Problem details: Look at the data below and print exactly the lines from its first line through the line with "import * as"; the pictures stay out of the copy.

....

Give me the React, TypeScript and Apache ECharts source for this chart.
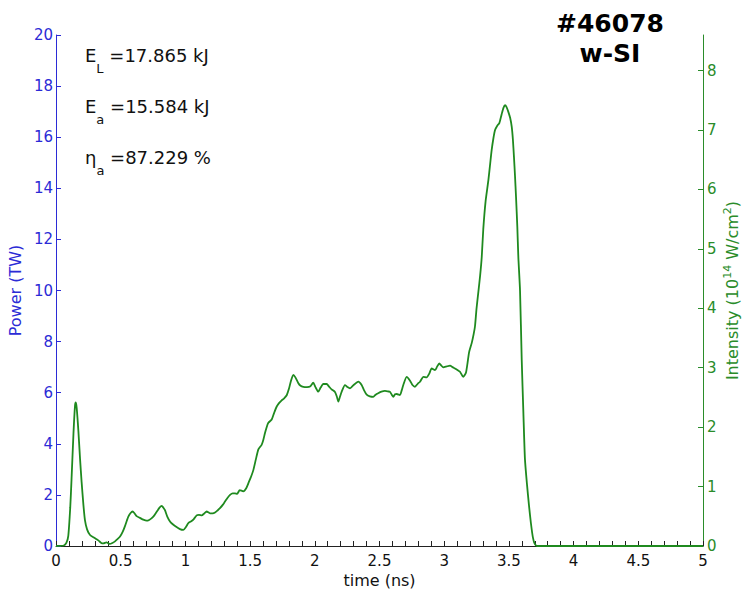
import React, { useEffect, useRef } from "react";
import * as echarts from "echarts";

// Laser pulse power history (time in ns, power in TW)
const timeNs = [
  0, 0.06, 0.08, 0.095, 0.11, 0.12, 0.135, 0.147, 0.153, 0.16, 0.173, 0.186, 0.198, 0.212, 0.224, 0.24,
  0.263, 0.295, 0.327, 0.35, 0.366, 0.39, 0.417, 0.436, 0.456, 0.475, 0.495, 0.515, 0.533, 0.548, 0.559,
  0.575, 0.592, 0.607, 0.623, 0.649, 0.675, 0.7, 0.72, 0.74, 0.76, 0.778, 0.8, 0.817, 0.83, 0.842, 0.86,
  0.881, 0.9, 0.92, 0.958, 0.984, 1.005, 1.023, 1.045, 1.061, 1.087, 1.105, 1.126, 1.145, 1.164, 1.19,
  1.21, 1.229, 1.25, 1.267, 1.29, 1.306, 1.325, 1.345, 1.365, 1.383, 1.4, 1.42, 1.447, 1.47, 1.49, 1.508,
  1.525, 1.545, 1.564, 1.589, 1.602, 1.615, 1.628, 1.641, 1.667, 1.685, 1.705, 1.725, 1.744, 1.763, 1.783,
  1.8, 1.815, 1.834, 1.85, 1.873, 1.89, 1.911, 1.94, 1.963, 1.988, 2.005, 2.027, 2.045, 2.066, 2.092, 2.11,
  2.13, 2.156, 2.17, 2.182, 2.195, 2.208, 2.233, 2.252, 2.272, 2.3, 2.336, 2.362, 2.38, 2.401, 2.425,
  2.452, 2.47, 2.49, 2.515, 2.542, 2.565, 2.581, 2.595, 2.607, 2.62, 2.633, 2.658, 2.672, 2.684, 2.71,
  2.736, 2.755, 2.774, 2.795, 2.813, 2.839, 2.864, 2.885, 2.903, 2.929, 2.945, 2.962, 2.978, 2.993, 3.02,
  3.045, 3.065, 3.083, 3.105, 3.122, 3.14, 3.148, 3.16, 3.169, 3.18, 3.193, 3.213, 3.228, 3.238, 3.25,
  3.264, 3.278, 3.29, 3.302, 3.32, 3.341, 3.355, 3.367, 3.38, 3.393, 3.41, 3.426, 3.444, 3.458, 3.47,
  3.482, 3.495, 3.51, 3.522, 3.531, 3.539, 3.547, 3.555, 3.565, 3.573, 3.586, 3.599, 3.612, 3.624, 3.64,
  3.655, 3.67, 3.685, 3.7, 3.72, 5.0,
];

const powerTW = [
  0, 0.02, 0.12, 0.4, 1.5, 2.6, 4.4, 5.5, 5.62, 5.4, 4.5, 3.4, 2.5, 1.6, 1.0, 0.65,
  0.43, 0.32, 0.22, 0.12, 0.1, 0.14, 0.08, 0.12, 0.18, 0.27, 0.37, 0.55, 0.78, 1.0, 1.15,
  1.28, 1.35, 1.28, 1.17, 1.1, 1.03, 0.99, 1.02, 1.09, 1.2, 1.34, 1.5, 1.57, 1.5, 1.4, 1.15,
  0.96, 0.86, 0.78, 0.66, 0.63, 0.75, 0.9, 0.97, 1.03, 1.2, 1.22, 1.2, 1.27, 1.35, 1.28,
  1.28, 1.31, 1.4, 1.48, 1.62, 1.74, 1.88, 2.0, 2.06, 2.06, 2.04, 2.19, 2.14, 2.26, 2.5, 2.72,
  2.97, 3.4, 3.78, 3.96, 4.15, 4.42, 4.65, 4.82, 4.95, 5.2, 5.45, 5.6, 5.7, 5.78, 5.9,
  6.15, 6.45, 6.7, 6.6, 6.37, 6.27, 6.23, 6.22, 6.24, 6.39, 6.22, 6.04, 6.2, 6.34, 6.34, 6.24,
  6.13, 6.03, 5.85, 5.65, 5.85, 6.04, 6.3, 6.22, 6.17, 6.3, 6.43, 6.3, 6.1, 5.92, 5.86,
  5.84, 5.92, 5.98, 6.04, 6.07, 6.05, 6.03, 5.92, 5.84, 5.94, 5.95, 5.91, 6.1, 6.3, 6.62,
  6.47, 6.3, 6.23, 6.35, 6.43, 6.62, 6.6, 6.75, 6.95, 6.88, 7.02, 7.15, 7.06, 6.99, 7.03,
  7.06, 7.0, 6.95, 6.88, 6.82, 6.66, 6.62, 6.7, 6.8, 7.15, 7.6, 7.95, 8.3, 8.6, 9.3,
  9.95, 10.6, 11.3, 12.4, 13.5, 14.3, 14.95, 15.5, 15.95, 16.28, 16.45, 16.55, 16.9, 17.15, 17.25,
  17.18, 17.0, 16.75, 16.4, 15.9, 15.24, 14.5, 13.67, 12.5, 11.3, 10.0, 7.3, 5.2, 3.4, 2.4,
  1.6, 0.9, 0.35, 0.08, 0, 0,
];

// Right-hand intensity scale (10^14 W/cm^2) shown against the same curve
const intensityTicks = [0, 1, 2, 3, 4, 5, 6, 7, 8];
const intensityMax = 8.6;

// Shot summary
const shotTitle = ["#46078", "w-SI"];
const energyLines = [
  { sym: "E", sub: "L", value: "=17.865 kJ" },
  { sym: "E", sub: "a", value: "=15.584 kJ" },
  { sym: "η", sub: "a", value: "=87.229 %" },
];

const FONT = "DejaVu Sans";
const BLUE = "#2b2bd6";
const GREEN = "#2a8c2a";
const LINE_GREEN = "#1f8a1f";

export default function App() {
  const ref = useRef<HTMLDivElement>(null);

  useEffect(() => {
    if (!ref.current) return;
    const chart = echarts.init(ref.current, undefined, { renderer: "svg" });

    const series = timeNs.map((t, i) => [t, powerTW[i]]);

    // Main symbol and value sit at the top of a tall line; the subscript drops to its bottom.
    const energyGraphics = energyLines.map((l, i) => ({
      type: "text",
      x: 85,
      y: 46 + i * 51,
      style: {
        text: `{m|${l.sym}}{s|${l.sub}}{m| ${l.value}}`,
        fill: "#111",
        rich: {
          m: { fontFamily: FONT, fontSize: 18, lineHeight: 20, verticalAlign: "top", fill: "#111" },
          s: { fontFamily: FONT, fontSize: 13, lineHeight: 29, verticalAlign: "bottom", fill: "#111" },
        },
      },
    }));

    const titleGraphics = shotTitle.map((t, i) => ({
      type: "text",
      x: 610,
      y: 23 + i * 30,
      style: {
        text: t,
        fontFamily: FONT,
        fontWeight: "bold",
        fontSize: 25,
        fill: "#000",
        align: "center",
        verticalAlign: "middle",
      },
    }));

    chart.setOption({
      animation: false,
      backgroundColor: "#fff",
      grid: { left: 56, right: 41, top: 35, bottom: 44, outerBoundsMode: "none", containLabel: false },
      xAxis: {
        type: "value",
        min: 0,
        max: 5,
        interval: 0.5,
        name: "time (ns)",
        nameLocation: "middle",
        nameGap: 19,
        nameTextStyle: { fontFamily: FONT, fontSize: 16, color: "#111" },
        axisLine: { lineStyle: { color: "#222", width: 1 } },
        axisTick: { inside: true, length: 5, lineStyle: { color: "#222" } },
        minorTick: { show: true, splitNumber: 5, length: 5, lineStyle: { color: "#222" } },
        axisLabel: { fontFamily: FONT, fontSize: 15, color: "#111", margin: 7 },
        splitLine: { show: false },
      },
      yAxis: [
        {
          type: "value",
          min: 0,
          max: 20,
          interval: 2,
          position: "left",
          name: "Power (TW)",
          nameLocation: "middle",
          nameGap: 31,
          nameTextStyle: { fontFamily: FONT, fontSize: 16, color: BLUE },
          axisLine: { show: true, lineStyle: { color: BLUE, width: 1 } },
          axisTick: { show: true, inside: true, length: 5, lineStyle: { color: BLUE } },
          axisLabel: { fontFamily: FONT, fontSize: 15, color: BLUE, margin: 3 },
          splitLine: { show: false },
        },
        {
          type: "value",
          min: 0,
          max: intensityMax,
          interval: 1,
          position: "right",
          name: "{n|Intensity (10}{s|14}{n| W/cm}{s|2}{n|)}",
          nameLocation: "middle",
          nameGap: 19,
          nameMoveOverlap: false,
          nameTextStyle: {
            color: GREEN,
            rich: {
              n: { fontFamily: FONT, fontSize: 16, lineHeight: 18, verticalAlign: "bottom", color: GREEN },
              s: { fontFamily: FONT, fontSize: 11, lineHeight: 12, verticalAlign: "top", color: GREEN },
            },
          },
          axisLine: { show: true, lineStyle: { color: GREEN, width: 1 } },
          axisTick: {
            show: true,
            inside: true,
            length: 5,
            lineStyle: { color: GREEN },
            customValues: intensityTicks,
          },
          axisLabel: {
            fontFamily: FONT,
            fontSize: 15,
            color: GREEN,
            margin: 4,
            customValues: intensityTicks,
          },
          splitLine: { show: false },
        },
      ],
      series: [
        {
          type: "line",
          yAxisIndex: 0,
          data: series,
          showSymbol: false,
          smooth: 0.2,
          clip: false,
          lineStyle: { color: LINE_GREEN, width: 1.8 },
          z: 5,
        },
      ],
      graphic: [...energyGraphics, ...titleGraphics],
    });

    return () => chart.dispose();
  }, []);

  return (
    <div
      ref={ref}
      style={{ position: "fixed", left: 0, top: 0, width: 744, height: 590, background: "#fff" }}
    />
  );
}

....

Result below:
Give me the React, TypeScript and Apache ECharts source for this chart.
import React, { useEffect, useRef } from "react";
import * as echarts from "echarts";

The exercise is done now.